(begin)

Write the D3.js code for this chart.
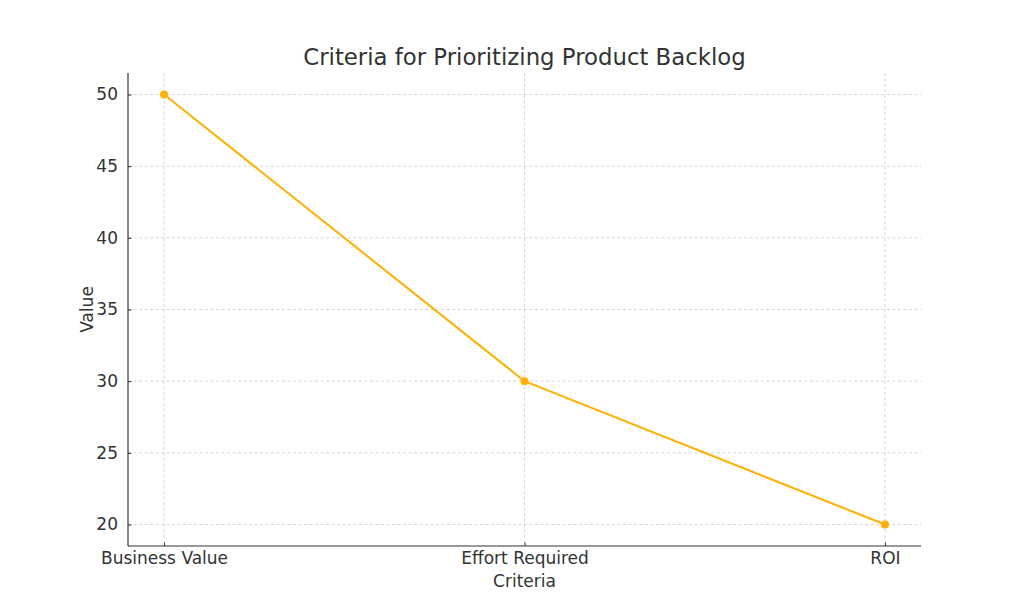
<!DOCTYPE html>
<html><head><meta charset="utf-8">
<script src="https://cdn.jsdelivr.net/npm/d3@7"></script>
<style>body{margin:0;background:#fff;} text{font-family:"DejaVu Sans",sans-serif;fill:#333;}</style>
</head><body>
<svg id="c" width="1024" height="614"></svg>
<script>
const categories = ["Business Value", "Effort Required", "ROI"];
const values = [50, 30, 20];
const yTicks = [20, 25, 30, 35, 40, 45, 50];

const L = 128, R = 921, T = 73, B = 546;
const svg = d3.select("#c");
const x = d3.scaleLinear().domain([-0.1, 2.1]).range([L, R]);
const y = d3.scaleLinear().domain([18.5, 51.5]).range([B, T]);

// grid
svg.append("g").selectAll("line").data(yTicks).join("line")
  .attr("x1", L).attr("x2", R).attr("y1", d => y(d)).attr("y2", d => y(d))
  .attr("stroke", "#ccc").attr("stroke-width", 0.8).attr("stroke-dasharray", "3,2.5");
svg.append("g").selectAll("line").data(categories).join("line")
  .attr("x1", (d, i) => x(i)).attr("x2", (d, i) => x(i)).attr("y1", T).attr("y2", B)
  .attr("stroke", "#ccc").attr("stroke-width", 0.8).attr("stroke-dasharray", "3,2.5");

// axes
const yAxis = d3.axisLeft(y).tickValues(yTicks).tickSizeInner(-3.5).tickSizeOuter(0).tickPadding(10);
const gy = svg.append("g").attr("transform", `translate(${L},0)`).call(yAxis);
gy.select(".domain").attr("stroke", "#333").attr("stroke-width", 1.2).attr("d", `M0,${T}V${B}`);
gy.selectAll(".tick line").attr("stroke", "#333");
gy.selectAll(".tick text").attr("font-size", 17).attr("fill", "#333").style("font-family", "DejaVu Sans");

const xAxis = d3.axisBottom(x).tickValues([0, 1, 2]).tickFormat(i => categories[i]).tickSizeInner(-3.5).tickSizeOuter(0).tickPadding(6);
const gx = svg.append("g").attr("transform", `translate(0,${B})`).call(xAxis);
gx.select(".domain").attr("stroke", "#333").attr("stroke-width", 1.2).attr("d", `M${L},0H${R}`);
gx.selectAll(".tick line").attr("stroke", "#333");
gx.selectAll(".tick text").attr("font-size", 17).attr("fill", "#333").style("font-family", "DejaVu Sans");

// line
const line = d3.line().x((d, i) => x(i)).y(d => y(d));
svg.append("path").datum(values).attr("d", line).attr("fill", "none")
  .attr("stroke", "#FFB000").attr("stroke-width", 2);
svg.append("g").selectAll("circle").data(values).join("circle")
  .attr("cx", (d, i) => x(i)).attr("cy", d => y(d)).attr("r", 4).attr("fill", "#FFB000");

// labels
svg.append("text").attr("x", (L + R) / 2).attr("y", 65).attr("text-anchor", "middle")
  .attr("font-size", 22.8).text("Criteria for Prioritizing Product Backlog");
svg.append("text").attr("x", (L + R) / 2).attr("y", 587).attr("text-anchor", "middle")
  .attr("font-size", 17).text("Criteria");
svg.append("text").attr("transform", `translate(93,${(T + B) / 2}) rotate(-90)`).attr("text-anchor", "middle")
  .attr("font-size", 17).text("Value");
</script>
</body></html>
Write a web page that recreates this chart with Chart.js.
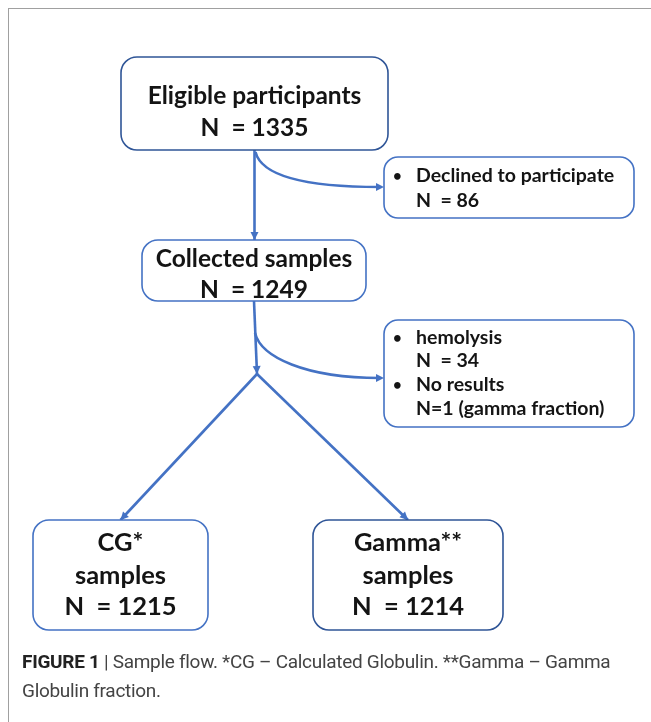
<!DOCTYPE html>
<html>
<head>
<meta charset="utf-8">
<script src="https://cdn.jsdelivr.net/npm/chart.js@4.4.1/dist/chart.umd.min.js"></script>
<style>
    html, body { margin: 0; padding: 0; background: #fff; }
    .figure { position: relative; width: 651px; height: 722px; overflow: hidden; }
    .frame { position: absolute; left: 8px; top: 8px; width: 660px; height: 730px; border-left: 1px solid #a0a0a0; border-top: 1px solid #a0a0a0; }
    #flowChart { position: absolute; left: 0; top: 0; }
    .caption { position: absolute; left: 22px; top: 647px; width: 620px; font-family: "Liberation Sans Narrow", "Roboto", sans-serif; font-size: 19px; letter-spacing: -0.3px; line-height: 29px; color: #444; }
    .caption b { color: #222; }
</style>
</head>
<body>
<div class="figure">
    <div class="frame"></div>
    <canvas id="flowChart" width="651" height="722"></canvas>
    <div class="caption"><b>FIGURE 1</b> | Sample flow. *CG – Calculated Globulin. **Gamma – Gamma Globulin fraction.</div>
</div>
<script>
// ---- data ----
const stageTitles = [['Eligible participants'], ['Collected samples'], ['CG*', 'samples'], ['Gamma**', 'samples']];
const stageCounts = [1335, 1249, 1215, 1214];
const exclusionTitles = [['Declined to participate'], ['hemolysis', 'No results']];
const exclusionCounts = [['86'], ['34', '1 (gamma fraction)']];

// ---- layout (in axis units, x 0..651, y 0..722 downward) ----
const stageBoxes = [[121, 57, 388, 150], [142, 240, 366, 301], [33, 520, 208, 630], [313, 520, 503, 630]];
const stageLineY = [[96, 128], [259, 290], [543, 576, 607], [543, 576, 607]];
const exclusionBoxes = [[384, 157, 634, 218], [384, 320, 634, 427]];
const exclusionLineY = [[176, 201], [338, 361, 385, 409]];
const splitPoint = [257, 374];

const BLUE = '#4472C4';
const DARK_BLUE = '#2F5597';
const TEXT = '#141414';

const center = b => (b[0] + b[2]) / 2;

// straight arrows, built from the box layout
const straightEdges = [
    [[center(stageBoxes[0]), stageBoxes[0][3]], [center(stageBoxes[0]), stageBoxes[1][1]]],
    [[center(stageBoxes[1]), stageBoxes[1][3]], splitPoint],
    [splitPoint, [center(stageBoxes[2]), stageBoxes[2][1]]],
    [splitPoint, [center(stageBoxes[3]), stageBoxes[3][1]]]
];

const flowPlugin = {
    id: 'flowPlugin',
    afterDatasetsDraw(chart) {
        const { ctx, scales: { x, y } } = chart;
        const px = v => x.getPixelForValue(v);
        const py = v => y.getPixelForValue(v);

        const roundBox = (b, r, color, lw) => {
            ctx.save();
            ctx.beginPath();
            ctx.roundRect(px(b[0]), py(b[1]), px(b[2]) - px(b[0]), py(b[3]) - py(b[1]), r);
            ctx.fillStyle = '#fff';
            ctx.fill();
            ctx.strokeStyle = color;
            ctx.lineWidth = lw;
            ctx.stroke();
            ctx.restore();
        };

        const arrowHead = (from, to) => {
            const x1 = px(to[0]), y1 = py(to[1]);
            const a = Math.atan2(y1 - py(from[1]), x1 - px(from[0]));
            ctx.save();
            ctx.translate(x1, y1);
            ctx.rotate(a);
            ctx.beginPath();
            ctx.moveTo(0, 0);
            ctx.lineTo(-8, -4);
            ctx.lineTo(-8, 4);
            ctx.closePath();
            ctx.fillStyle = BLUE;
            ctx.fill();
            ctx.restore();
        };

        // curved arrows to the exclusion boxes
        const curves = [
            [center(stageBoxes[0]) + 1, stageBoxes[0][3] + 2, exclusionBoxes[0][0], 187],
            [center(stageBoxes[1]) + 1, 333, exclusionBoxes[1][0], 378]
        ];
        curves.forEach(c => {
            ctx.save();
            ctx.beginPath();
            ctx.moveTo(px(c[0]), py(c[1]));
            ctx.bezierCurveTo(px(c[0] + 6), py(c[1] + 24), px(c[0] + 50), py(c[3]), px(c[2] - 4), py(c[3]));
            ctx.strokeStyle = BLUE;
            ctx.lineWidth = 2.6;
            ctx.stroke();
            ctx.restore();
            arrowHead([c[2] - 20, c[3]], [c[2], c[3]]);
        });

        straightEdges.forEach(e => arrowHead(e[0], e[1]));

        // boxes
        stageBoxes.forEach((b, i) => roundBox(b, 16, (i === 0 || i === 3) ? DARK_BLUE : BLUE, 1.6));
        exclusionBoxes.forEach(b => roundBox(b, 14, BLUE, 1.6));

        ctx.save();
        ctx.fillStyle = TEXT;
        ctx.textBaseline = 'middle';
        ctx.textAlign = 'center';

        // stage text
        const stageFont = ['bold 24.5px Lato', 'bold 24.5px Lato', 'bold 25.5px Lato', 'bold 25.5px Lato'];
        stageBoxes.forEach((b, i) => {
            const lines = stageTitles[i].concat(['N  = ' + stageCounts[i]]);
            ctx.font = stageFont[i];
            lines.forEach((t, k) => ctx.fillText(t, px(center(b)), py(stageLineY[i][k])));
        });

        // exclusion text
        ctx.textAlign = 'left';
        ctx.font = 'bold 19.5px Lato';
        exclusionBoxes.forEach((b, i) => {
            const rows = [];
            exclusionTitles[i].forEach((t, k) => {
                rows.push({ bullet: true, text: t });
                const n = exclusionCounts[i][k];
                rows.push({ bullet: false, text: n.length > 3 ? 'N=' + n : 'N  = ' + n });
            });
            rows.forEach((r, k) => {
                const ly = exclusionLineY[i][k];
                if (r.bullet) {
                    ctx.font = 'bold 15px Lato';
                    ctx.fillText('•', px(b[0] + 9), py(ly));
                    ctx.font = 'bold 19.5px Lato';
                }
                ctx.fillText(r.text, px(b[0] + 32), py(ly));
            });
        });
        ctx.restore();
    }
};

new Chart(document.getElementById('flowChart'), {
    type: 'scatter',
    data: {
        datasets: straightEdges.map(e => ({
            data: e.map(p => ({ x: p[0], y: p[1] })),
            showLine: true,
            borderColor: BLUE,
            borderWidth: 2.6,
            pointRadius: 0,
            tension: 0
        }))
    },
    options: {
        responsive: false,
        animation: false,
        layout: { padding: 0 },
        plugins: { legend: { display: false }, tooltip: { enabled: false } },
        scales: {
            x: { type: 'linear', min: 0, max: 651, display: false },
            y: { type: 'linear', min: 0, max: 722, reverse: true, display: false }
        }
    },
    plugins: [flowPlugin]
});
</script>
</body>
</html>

(end)

Given exercise →
Copy the lines above exactly, starting with the line that contains "Write a web" and ending with the line that contains "const center = b => (b[0] + b[2]) / 2;", and leave out any pictures.

Written answer →
Write a web page that recreates this chart with Chart.js.
<!DOCTYPE html>
<html>
<head>
<meta charset="utf-8">
<script src="https://cdn.jsdelivr.net/npm/chart.js@4.4.1/dist/chart.umd.min.js"></script>
<style>
    html, body { margin: 0; padding: 0; background: #fff; }
    .figure { position: relative; width: 651px; height: 722px; overflow: hidden; }
    .frame { position: absolute; left: 8px; top: 8px; width: 660px; height: 730px; border-left: 1px solid #a0a0a0; border-top: 1px solid #a0a0a0; }
    #flowChart { position: absolute; left: 0; top: 0; }
    .caption { position: absolute; left: 22px; top: 647px; width: 620px; font-family: "Liberation Sans Narrow", "Roboto", sans-serif; font-size: 19px; letter-spacing: -0.3px; line-height: 29px; color: #444; }
    .caption b { color: #222; }
</style>
</head>
<body>
<div class="figure">
    <div class="frame"></div>
    <canvas id="flowChart" width="651" height="722"></canvas>
    <div class="caption"><b>FIGURE 1</b> | Sample flow. *CG – Calculated Globulin. **Gamma – Gamma Globulin fraction.</div>
</div>
<script>
// ---- data ----
const stageTitles = [['Eligible participants'], ['Collected samples'], ['CG*', 'samples'], ['Gamma**', 'samples']];
const stageCounts = [1335, 1249, 1215, 1214];
const exclusionTitles = [['Declined to participate'], ['hemolysis', 'No results']];
const exclusionCounts = [['86'], ['34', '1 (gamma fraction)']];

// ---- layout (in axis units, x 0..651, y 0..722 downward) ----
const stageBoxes = [[121, 57, 388, 150], [142, 240, 366, 301], [33, 520, 208, 630], [313, 520, 503, 630]];
const stageLineY = [[96, 128], [259, 290], [543, 576, 607], [543, 576, 607]];
const exclusionBoxes = [[384, 157, 634, 218], [384, 320, 634, 427]];
const exclusionLineY = [[176, 201], [338, 361, 385, 409]];
const splitPoint = [257, 374];

const BLUE = '#4472C4';
const DARK_BLUE = '#2F5597';
const TEXT = '#141414';

const center = b => (b[0] + b[2]) / 2;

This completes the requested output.